RAW DATA:
--*--

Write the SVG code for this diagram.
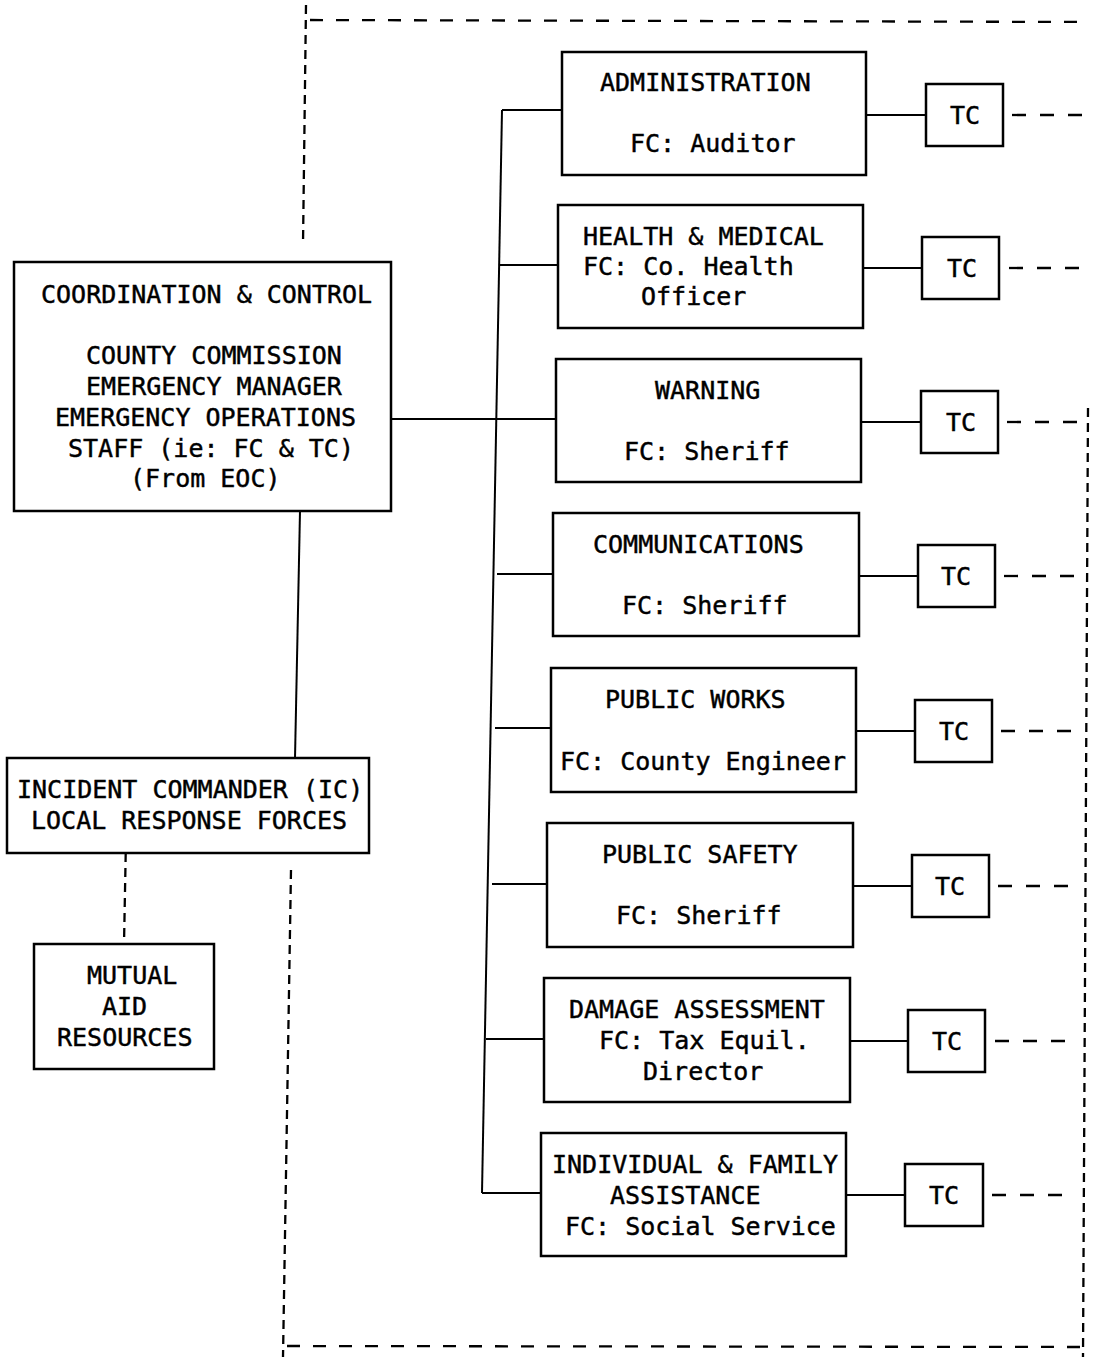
<svg xmlns="http://www.w3.org/2000/svg" width="1104" height="1357" viewBox="0 0 1104 1357">
<style>
.bx{fill:#fff;stroke:#000;stroke-width:2.5}
.t{font-family:"DejaVu Sans Mono","Liberation Mono",monospace;font-size:25px;fill:#000;stroke:#000;stroke-width:0.45}
.ln{stroke:#000;stroke-width:2;fill:none}
.dh{stroke:#000;stroke-width:2.3;fill:none;stroke-dasharray:13 13}
.dt{stroke:#000;stroke-width:2.3;fill:none;stroke-dasharray:14 14}
.dv{stroke:#000;stroke-width:2.3;fill:none;stroke-dasharray:9 6}
</style>
<rect width="1104" height="1357" fill="#fff"/>
<g id="boundary">
<line class="dv" x1="306" y1="5" x2="303" y2="245"/>
<line class="dh" x1="310" y1="20" x2="1090" y2="22"/>
<line class="dv" x1="1088" y1="408" x2="1083" y2="1357"/>
<line class="dh" x1="287" y1="1346" x2="1082" y2="1347"/>
<line class="dv" x1="291" y1="870" x2="283" y2="1357"/>
</g>
<g id="connectors">
<line class="ln" x1="502" y1="110" x2="482" y2="1193"/>
<line class="ln" x1="502" y1="110" x2="562" y2="110"/>
<line class="ln" x1="500" y1="265" x2="558" y2="265"/>
<line class="ln" x1="391" y1="419" x2="556" y2="419"/>
<line class="ln" x1="497" y1="574" x2="553" y2="574"/>
<line class="ln" x1="495" y1="728" x2="551" y2="728"/>
<line class="ln" x1="492" y1="884" x2="547" y2="884"/>
<line class="ln" x1="486" y1="1039" x2="544" y2="1039"/>
<line class="ln" x1="482" y1="1193" x2="541" y2="1193"/>
<line class="ln" x1="300" y1="511" x2="295" y2="758"/>
<line class="dv" x1="126" y1="838" x2="124" y2="944"/>
<line class="ln" x1="866" y1="115" x2="926" y2="115"/>
<line class="ln" x1="863" y1="268" x2="922" y2="268"/>
<line class="ln" x1="861" y1="422" x2="921" y2="422"/>
<line class="ln" x1="859" y1="576" x2="918" y2="576"/>
<line class="ln" x1="856" y1="731" x2="915" y2="731"/>
<line class="ln" x1="853" y1="886" x2="912" y2="886"/>
<line class="ln" x1="850" y1="1041" x2="908" y2="1041"/>
<line class="ln" x1="846" y1="1195" x2="905" y2="1195"/>
<line class="dt" x1="1012" y1="115" x2="1090" y2="115"/>
<line class="dt" x1="1009" y1="268" x2="1087" y2="268"/>
<line class="dt" x1="1007" y1="422" x2="1085" y2="422"/>
<line class="dt" x1="1004" y1="576" x2="1082" y2="576"/>
<line class="dt" x1="1001" y1="731" x2="1079" y2="731"/>
<line class="dt" x1="998" y1="886" x2="1076" y2="886"/>
<line class="dt" x1="995" y1="1041" x2="1073" y2="1041"/>
<line class="dt" x1="992" y1="1195" x2="1070" y2="1195"/>
</g>
<g id="coordination">
<rect class="bx" x="14" y="262" width="377" height="249"/>
<text class="t" x="41" y="303">COORDINATION &amp; CONTROL</text>
<text class="t" x="86" y="364">COUNTY COMMISSION</text>
<text class="t" x="86" y="395">EMERGENCY MANAGER</text>
<text class="t" x="55" y="426">EMERGENCY OPERATIONS</text>
<text class="t" x="68" y="457">STAFF (ie: FC &amp; TC)</text>
<text class="t" x="130" y="487">(From EOC)</text>
</g>
<g id="incident">
<rect class="bx" x="7" y="758" width="362" height="95"/>
<text class="t" x="17" y="798">INCIDENT COMMANDER (IC)</text>
<text class="t" x="31" y="829">LOCAL RESPONSE FORCES</text>
</g>
<g id="mutual">
<rect class="bx" x="34" y="944" width="180" height="125"/>
<text class="t" x="87" y="984">MUTUAL</text>
<text class="t" x="102" y="1015">AID</text>
<text class="t" x="57" y="1046">RESOURCES</text>
</g>
<g id="administration">
<rect class="bx" x="562" y="52" width="304" height="123"/>
<text class="t" x="600" y="91">ADMINISTRATION</text>
<text class="t" x="630" y="152">FC: Auditor</text>
</g>
<g id="health">
<rect class="bx" x="558" y="205" width="305" height="123"/>
<text class="t" x="583" y="245">HEALTH &amp; MEDICAL</text>
<text class="t" x="583" y="275">FC: Co. Health</text>
<text class="t" x="641" y="305">Officer</text>
</g>
<g id="warning">
<rect class="bx" x="556" y="359" width="305" height="123"/>
<text class="t" x="655" y="399">WARNING</text>
<text class="t" x="624" y="460">FC: Sheriff</text>
</g>
<g id="communications">
<rect class="bx" x="553" y="513" width="306" height="123"/>
<text class="t" x="593" y="553">COMMUNICATIONS</text>
<text class="t" x="622" y="614">FC: Sheriff</text>
</g>
<g id="publicworks">
<rect class="bx" x="551" y="668" width="305" height="124"/>
<text class="t" x="605" y="708">PUBLIC WORKS</text>
<text class="t" x="560" y="770">FC: County Engineer</text>
</g>
<g id="publicsafety">
<rect class="bx" x="547" y="823" width="306" height="124"/>
<text class="t" x="602" y="863">PUBLIC SAFETY</text>
<text class="t" x="616" y="924">FC: Sheriff</text>
</g>
<g id="damage">
<rect class="bx" x="544" y="978" width="306" height="124"/>
<text class="t" x="569" y="1018">DAMAGE ASSESSMENT</text>
<text class="t" x="599" y="1049">FC: Tax Equil.</text>
<text class="t" x="643" y="1080">Director</text>
</g>
<g id="individual">
<rect class="bx" x="541" y="1133" width="305" height="123"/>
<text class="t" x="552" y="1173">INDIVIDUAL &amp; FAMILY</text>
<text class="t" x="610" y="1204">ASSISTANCE</text>
<text class="t" x="565" y="1235">FC: Social Service</text>
</g>
<g id="tc1"><rect class="bx" x="926" y="84" width="77" height="62"/><text class="t" x="950" y="124">TC</text></g>
<g id="tc2"><rect class="bx" x="922" y="237" width="77" height="62"/><text class="t" x="947" y="277">TC</text></g>
<g id="tc3"><rect class="bx" x="921" y="391" width="77" height="62"/><text class="t" x="946" y="431">TC</text></g>
<g id="tc4"><rect class="bx" x="918" y="545" width="77" height="62"/><text class="t" x="941" y="585">TC</text></g>
<g id="tc5"><rect class="bx" x="915" y="700" width="77" height="62"/><text class="t" x="939" y="740">TC</text></g>
<g id="tc6"><rect class="bx" x="912" y="855" width="77" height="62"/><text class="t" x="935" y="895">TC</text></g>
<g id="tc7"><rect class="bx" x="908" y="1010" width="77" height="62"/><text class="t" x="932" y="1050">TC</text></g>
<g id="tc8"><rect class="bx" x="905" y="1164" width="78" height="62"/><text class="t" x="929" y="1204">TC</text></g>
</svg>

--*--

WRITTEN PROBLEM:
Reproduce all of the material above word for word. Omit the pictures.

EXERCISE RESULT:
Write the SVG code for this diagram.
<svg xmlns="http://www.w3.org/2000/svg" width="1104" height="1357" viewBox="0 0 1104 1357">
<style>
.bx{fill:#fff;stroke:#000;stroke-width:2.5}
.t{font-family:"DejaVu Sans Mono","Liberation Mono",monospace;font-size:25px;fill:#000;stroke:#000;stroke-width:0.45}
.ln{stroke:#000;stroke-width:2;fill:none}
.dh{stroke:#000;stroke-width:2.3;fill:none;stroke-dasharray:13 13}
.dt{stroke:#000;stroke-width:2.3;fill:none;stroke-dasharray:14 14}
.dv{stroke:#000;stroke-width:2.3;fill:none;stroke-dasharray:9 6}
</style>
<rect width="1104" height="1357" fill="#fff"/>
<g id="boundary">
<line class="dv" x1="306" y1="5" x2="303" y2="245"/>
<line class="dh" x1="310" y1="20" x2="1090" y2="22"/>
<line class="dv" x1="1088" y1="408" x2="1083" y2="1357"/>
<line class="dh" x1="287" y1="1346" x2="1082" y2="1347"/>
<line class="dv" x1="291" y1="870" x2="283" y2="1357"/>
</g>
<g id="connectors">
<line class="ln" x1="502" y1="110" x2="482" y2="1193"/>
<line class="ln" x1="502" y1="110" x2="562" y2="110"/>
<line class="ln" x1="500" y1="265" x2="558" y2="265"/>
<line class="ln" x1="391" y1="419" x2="556" y2="419"/>
<line class="ln" x1="497" y1="574" x2="553" y2="574"/>
<line class="ln" x1="495" y1="728" x2="551" y2="728"/>
<line class="ln" x1="492" y1="884" x2="547" y2="884"/>
<line class="ln" x1="486" y1="1039" x2="544" y2="1039"/>
<line class="ln" x1="482" y1="1193" x2="541" y2="1193"/>
<line class="ln" x1="300" y1="511" x2="295" y2="758"/>
<line class="dv" x1="126" y1="838" x2="124" y2="944"/>
<line class="ln" x1="866" y1="115" x2="926" y2="115"/>
<line class="ln" x1="863" y1="268" x2="922" y2="268"/>
<line class="ln" x1="861" y1="422" x2="921" y2="422"/>
<line class="ln" x1="859" y1="576" x2="918" y2="576"/>
<line class="ln" x1="856" y1="731" x2="915" y2="731"/>
<line class="ln" x1="853" y1="886" x2="912" y2="886"/>
<line class="ln" x1="850" y1="1041" x2="908" y2="1041"/>
<line class="ln" x1="846" y1="1195" x2="905" y2="1195"/>
<line class="dt" x1="1012" y1="115" x2="1090" y2="115"/>
<line class="dt" x1="1009" y1="268" x2="1087" y2="268"/>
<line class="dt" x1="1007" y1="422" x2="1085" y2="422"/>
<line class="dt" x1="1004" y1="576" x2="1082" y2="576"/>
<line class="dt" x1="1001" y1="731" x2="1079" y2="731"/>
<line class="dt" x1="998" y1="886" x2="1076" y2="886"/>
<line class="dt" x1="995" y1="1041" x2="1073" y2="1041"/>
<line class="dt" x1="992" y1="1195" x2="1070" y2="1195"/>
</g>
<g id="coordination">
<rect class="bx" x="14" y="262" width="377" height="249"/>
<text class="t" x="41" y="303">COORDINATION &amp; CONTROL</text>
<text class="t" x="86" y="364">COUNTY COMMISSION</text>
<text class="t" x="86" y="395">EMERGENCY MANAGER</text>
<text class="t" x="55" y="426">EMERGENCY OPERATIONS</text>
<text class="t" x="68" y="457">STAFF (ie: FC &amp; TC)</text>
<text class="t" x="130" y="487">(From EOC)</text>
</g>
<g id="incident">
<rect class="bx" x="7" y="758" width="362" height="95"/>
<text class="t" x="17" y="798">INCIDENT COMMANDER (IC)</text>
<text class="t" x="31" y="829">LOCAL RESPONSE FORCES</text>
</g>
<g id="mutual">
<rect class="bx" x="34" y="944" width="180" height="125"/>
<text class="t" x="87" y="984">MUTUAL</text>
<text class="t" x="102" y="1015">AID</text>
<text class="t" x="57" y="1046">RESOURCES</text>
</g>
<g id="administration">
<rect class="bx" x="562" y="52" width="304" height="123"/>
<text class="t" x="600" y="91">ADMINISTRATION</text>
<text class="t" x="630" y="152">FC: Auditor</text>
</g>
<g id="health">
<rect class="bx" x="558" y="205" width="305" height="123"/>
<text class="t" x="583" y="245">HEALTH &amp; MEDICAL</text>
<text class="t" x="583" y="275">FC: Co. Health</text>
<text class="t" x="641" y="305">Officer</text>
</g>
<g id="warning">
<rect class="bx" x="556" y="359" width="305" height="123"/>
<text class="t" x="655" y="399">WARNING</text>
<text class="t" x="624" y="460">FC: Sheriff</text>
</g>
<g id="communications">
<rect class="bx" x="553" y="513" width="306" height="123"/>
<text class="t" x="593" y="553">COMMUNICATIONS</text>
<text class="t" x="622" y="614">FC: Sheriff</text>
</g>
<g id="publicworks">
<rect class="bx" x="551" y="668" width="305" height="124"/>
<text class="t" x="605" y="708">PUBLIC WORKS</text>
<text class="t" x="560" y="770">FC: County Engineer</text>
</g>
<g id="publicsafety">
<rect class="bx" x="547" y="823" width="306" height="124"/>
<text class="t" x="602" y="863">PUBLIC SAFETY</text>
<text class="t" x="616" y="924">FC: Sheriff</text>
</g>
<g id="damage">
<rect class="bx" x="544" y="978" width="306" height="124"/>
<text class="t" x="569" y="1018">DAMAGE ASSESSMENT</text>
<text class="t" x="599" y="1049">FC: Tax Equil.</text>
<text class="t" x="643" y="1080">Director</text>
</g>
<g id="individual">
<rect class="bx" x="541" y="1133" width="305" height="123"/>
<text class="t" x="552" y="1173">INDIVIDUAL &amp; FAMILY</text>
<text class="t" x="610" y="1204">ASSISTANCE</text>
<text class="t" x="565" y="1235">FC: Social Service</text>
</g>
<g id="tc1"><rect class="bx" x="926" y="84" width="77" height="62"/><text class="t" x="950" y="124">TC</text></g>
<g id="tc2"><rect class="bx" x="922" y="237" width="77" height="62"/><text class="t" x="947" y="277">TC</text></g>
<g id="tc3"><rect class="bx" x="921" y="391" width="77" height="62"/><text class="t" x="946" y="431">TC</text></g>
<g id="tc4"><rect class="bx" x="918" y="545" width="77" height="62"/><text class="t" x="941" y="585">TC</text></g>
<g id="tc5"><rect class="bx" x="915" y="700" width="77" height="62"/><text class="t" x="939" y="740">TC</text></g>
<g id="tc6"><rect class="bx" x="912" y="855" width="77" height="62"/><text class="t" x="935" y="895">TC</text></g>
<g id="tc7"><rect class="bx" x="908" y="1010" width="77" height="62"/><text class="t" x="932" y="1050">TC</text></g>
<g id="tc8"><rect class="bx" x="905" y="1164" width="78" height="62"/><text class="t" x="929" y="1204">TC</text></g>
</svg>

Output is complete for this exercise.